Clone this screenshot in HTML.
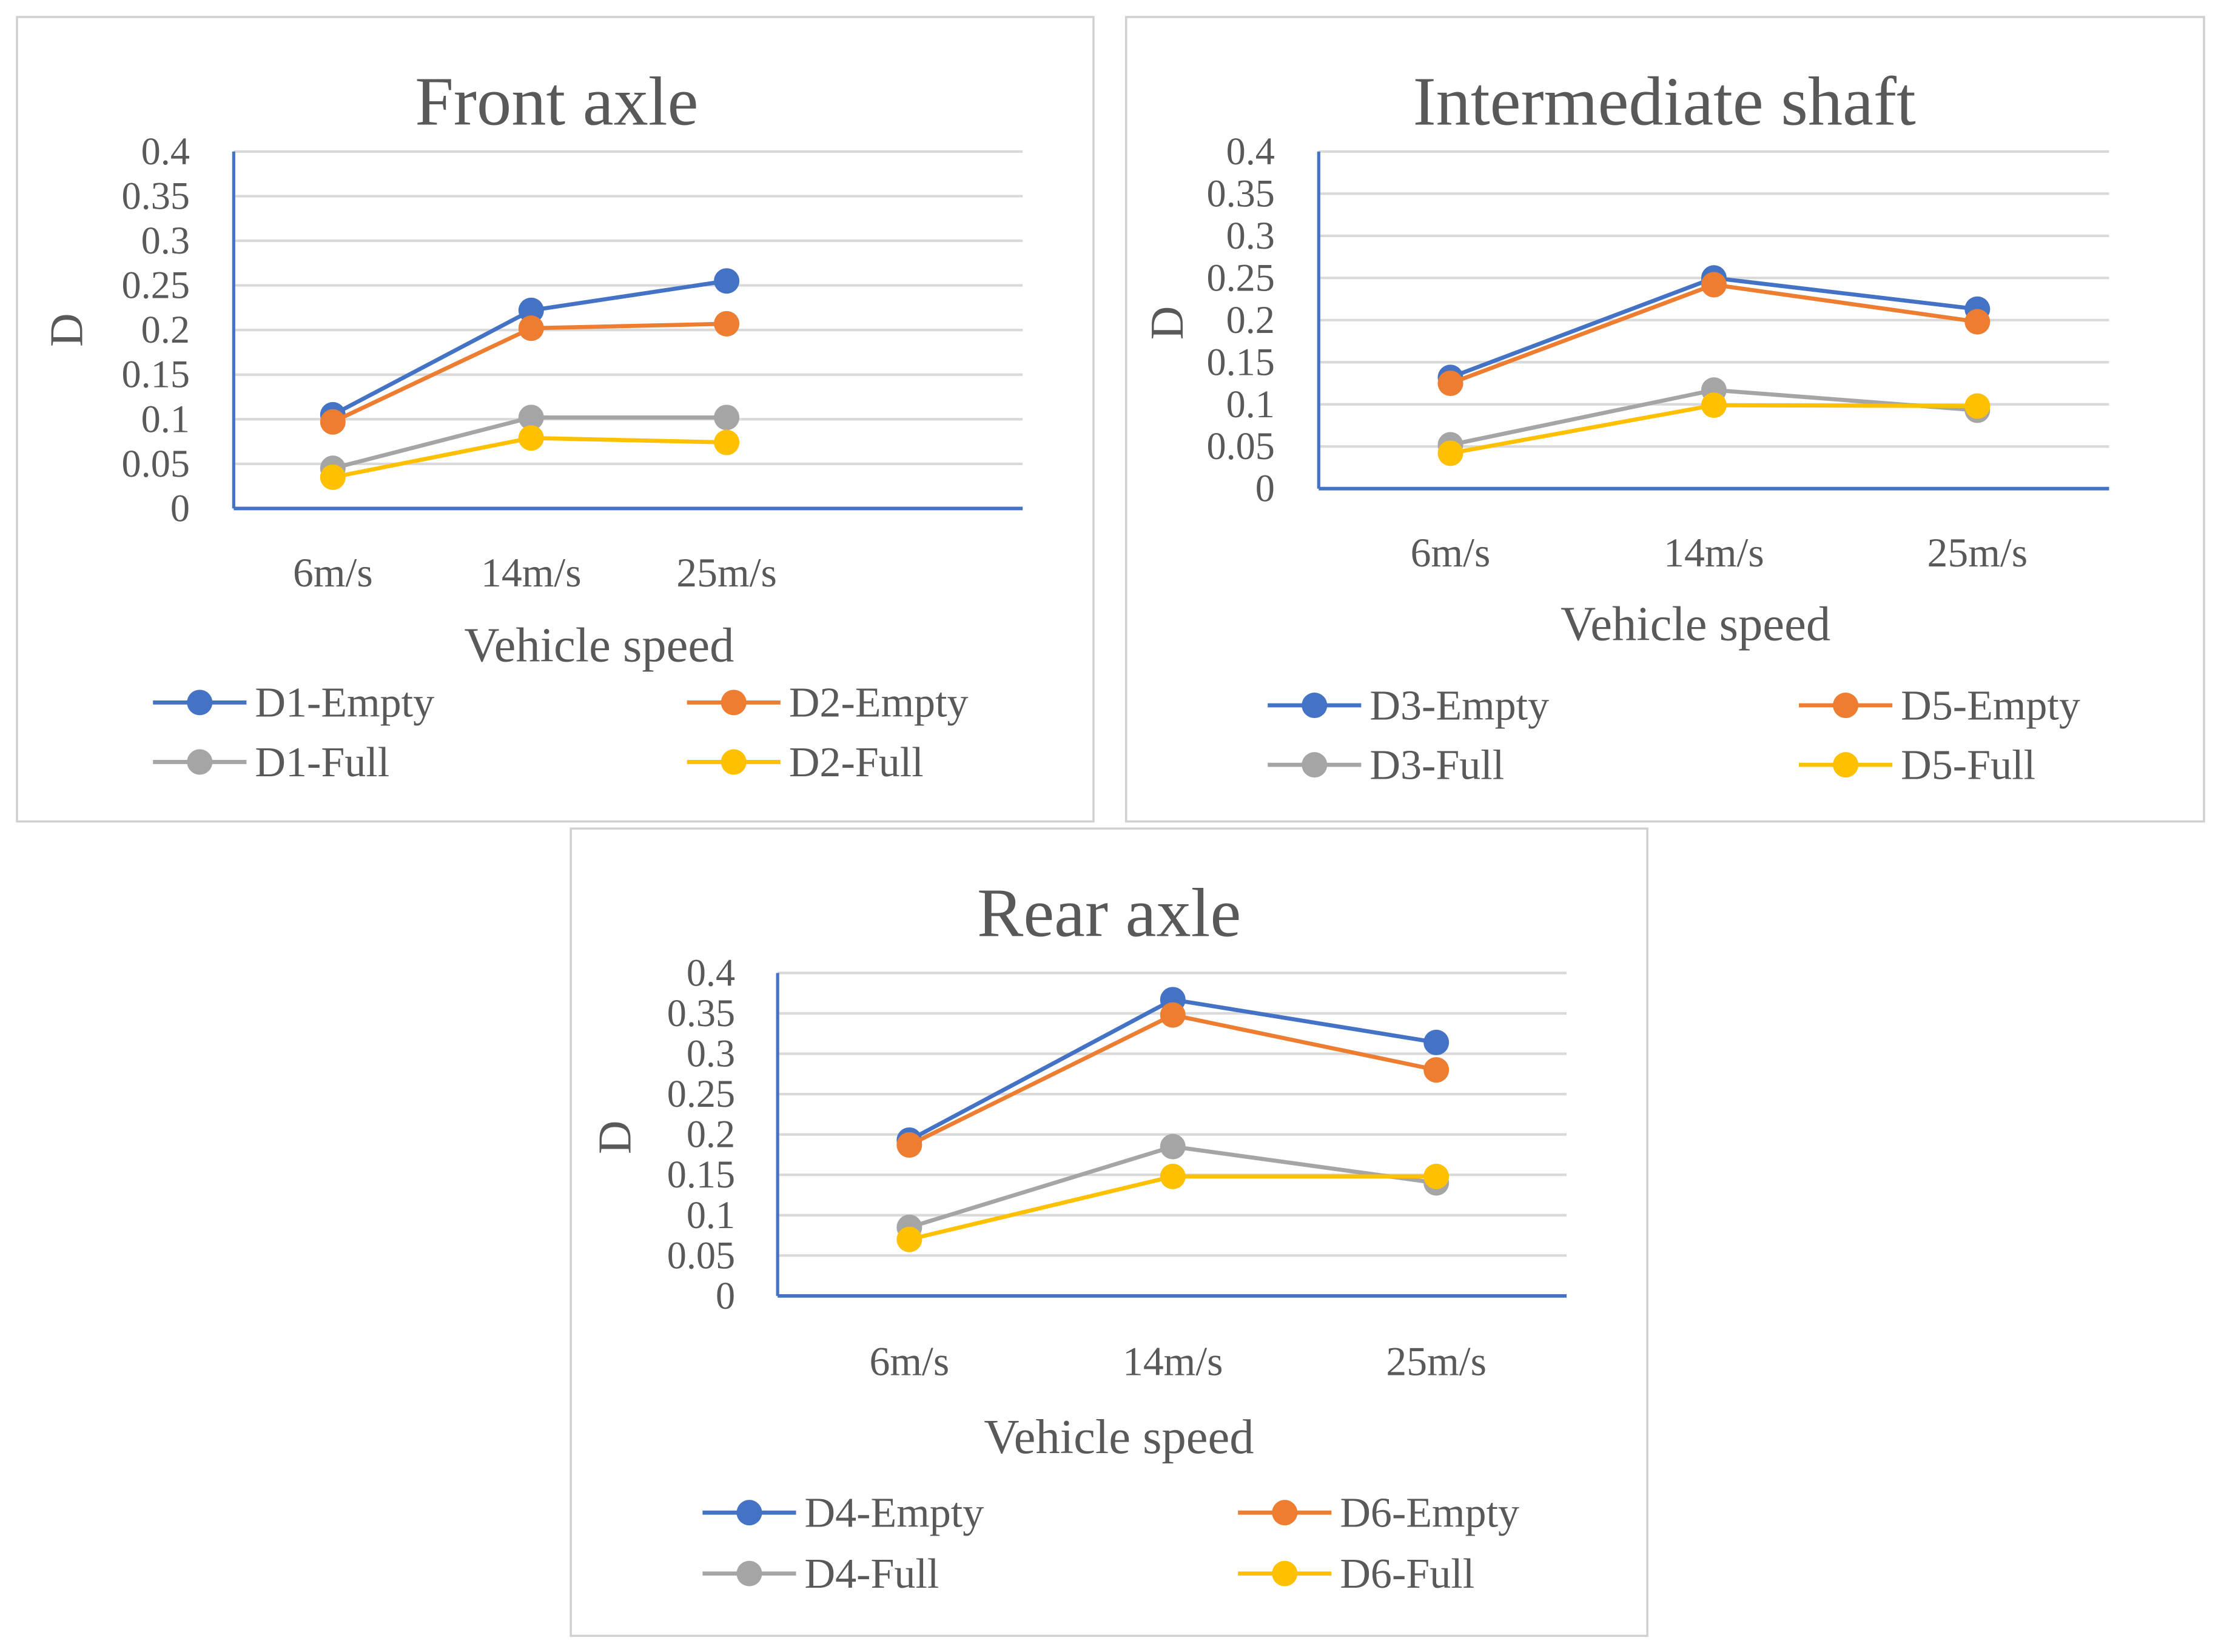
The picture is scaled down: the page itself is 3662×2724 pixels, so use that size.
<!DOCTYPE html>
<html><head><meta charset="utf-8"><style>
html,body{margin:0;padding:0;background:#fff;}
svg{display:block;}
text{font-family:"Liberation Serif",serif;fill:#595959;}
</style></head><body>
<svg id="fig" width="3662" height="2724" viewBox="0 0 1568 1166.4" preserveAspectRatio="none" xmlns="http://www.w3.org/2000/svg"></svg>
<script>
const categories = ["6m/s","14m/s","25m/s"];
const yTicks = [0,0.05,0.1,0.15,0.2,0.25,0.3,0.35,0.4];
const yTickLabels = ["0","0.05","0.1","0.15","0.2","0.25","0.3","0.35","0.4"];
const seriesColors = ["#4472C4","#ED7D31","#A5A5A5","#FFC000"];

const frontNames = ["D1-Empty","D2-Empty","D1-Full","D2-Full"];
const frontD1Empty = [0.105,0.222,0.255];
const frontD2Empty = [0.097,0.202,0.207];
const frontD1Full = [0.045,0.102,0.102];
const frontD2Full = [0.035,0.079,0.074];

const interNames = ["D3-Empty","D5-Empty","D3-Full","D5-Full"];
const interD3Empty = [0.132,0.250,0.213];
const interD5Empty = [0.125,0.242,0.198];
const interD3Full = [0.052,0.117,0.093];
const interD5Full = [0.042,0.099,0.098];

const rearNames = ["D4-Empty","D6-Empty","D4-Full","D6-Full"];
const rearD4Empty = [0.193,0.367,0.314];
const rearD6Empty = [0.187,0.348,0.280];
const rearD4Full = [0.085,0.185,0.140];
const rearD6Full = [0.070,0.148,0.148];

const NS="http://www.w3.org/2000/svg";
const svg=document.getElementById('fig');
function mk(tag,attrs,parent){const e=document.createElementNS(NS,tag);for(const k in attrs)e.setAttribute(k,attrs[k]);(parent||svg).appendChild(e);return e;}

const panels=[
 {key:'front',title:'Front axle',box:[12,12,760,568],ax:165,top:107,bot:359,right:722,cx:[235,375,513],titleX:393,titleY:88,tickX:134,catY:414,vsX:423,vsY:467,dX:48,dY:233,
  leg:[507,549],legX:[108,485],names:frontNames,data:[frontD1Empty,frontD2Empty,frontD1Full,frontD2Full]},
 {key:'intermediate',title:'Intermediate shaft',box:[795,12,761,568],ax:931,top:107,bot:345,right:1489,cx:[1024,1210,1396],titleX:1175,titleY:88,tickX:900,catY:400,vsX:1197,vsY:452,dX:825,dY:228,
  leg:[509,551],legX:[895,1270],names:interNames,data:[interD3Empty,interD5Empty,interD3Full,interD5Full]},
 {key:'rear',title:'Rear axle',box:[403,585,760,570],ax:549,top:687,bot:915,right:1106,cx:[642,828,1014],titleX:783,titleY:661,tickX:519,catY:971,vsX:790,vsY:1026,dX:435,dY:803,
  leg:[1079,1122],legX:[496,874],names:rearNames,data:[rearD4Empty,rearD6Empty,rearD4Full,rearD6Full]}
];

panels.forEach(p=>{
 const g=mk('g',{});
 
 
 const b=mk('rect',{x:p.box[0],y:p.box[1],width:p.box[2],height:p.box[3],fill:'#fff',stroke:'#d0d0d0','stroke-width':1.5},g);
 
 
 const t=mk('text',{x:p.titleX,y:p.titleY,'text-anchor':'middle','font-size':49},g);
 t.textContent=p.title;
 
 
 const yS=v=>p.bot-(v/0.4)*(p.bot-p.top);
 yTicks.forEach((v,i)=>{
  if(v>0){const gl=mk('line',{x1:p.ax,x2:p.right,y1:yS(v),y2:yS(v),stroke:'#d9d9d9','stroke-width':1.8},g);
   
   }
  const tl=mk('text',{x:p.tickX,y:yS(v)+9,'text-anchor':'end','font-size':27.5},g);
  tl.textContent=yTickLabels[i];
  
  
 });
 const ya=mk('line',{x1:p.ax,x2:p.ax,y1:p.top,y2:p.bot,stroke:'#4472C4','stroke-width':2.2},g);
 
 
 const xa=mk('line',{x1:p.ax,x2:p.right,y1:p.bot,y2:p.bot,stroke:'#4472C4','stroke-width':2.5},g);
 
 
 categories.forEach((c,i)=>{
  const cl=mk('text',{x:p.cx[i],y:p.catY,'text-anchor':'middle','font-size':29},g);
  cl.textContent=c;
  
  
 });
 const vs=mk('text',{x:p.vsX,y:p.vsY,'text-anchor':'middle','font-size':34.5},g);
 vs.textContent='Vehicle speed';
 
 
 const d=mk('text',{x:p.dX+10,y:p.dY,'text-anchor':'middle','font-size':33,transform:`rotate(-90 ${p.dX+10} ${p.dY})`},g);
 d.textContent='D';
 
 
 p.data.forEach((vals,si)=>{
  const pts=vals.map((v,i)=>p.cx[i]+','+yS(v)).join(' ');
  const pl=mk('polyline',{points:pts,fill:'none',stroke:seriesColors[si],'stroke-width':2.9},g);
  
  
  vals.forEach((v,i)=>{
   const c=mk('circle',{cx:p.cx[i],cy:yS(v),r:9,fill:seriesColors[si]},g);
   
   
  });
 });
 p.names.forEach((n,si)=>{
  const lx=p.legX[si%2], ly=p.leg[Math.floor(si/2)]-11;
  const lg=mk('g',{},g);
  
  
  mk('line',{x1:lx,x2:lx+66,y1:ly,y2:ly,stroke:seriesColors[si],'stroke-width':2.9},lg);
  mk('circle',{cx:lx+33,cy:ly,r:9,fill:seriesColors[si]},lg);
  const lt=mk('text',{x:lx+72,y:ly+10,'font-size':30},lg);
  lt.textContent=n;
 });
});
</script>
</body></html>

----

Start with the line that contains "The picture is" and end with the line that contains "const frontD2Full = [0.035,0.079,0.074];"; give those lines again exactly, and no others.

**Task result:**
The picture is scaled down: the page itself is 3662×2724 pixels, so use that size.
<!DOCTYPE html>
<html><head><meta charset="utf-8"><style>
html,body{margin:0;padding:0;background:#fff;}
svg{display:block;}
text{font-family:"Liberation Serif",serif;fill:#595959;}
</style></head><body>
<svg id="fig" width="3662" height="2724" viewBox="0 0 1568 1166.4" preserveAspectRatio="none" xmlns="http://www.w3.org/2000/svg"></svg>
<script>
const categories = ["6m/s","14m/s","25m/s"];
const yTicks = [0,0.05,0.1,0.15,0.2,0.25,0.3,0.35,0.4];
const yTickLabels = ["0","0.05","0.1","0.15","0.2","0.25","0.3","0.35","0.4"];
const seriesColors = ["#4472C4","#ED7D31","#A5A5A5","#FFC000"];

const frontNames = ["D1-Empty","D2-Empty","D1-Full","D2-Full"];
const frontD1Empty = [0.105,0.222,0.255];
const frontD2Empty = [0.097,0.202,0.207];
const frontD1Full = [0.045,0.102,0.102];
const frontD2Full = [0.035,0.079,0.074];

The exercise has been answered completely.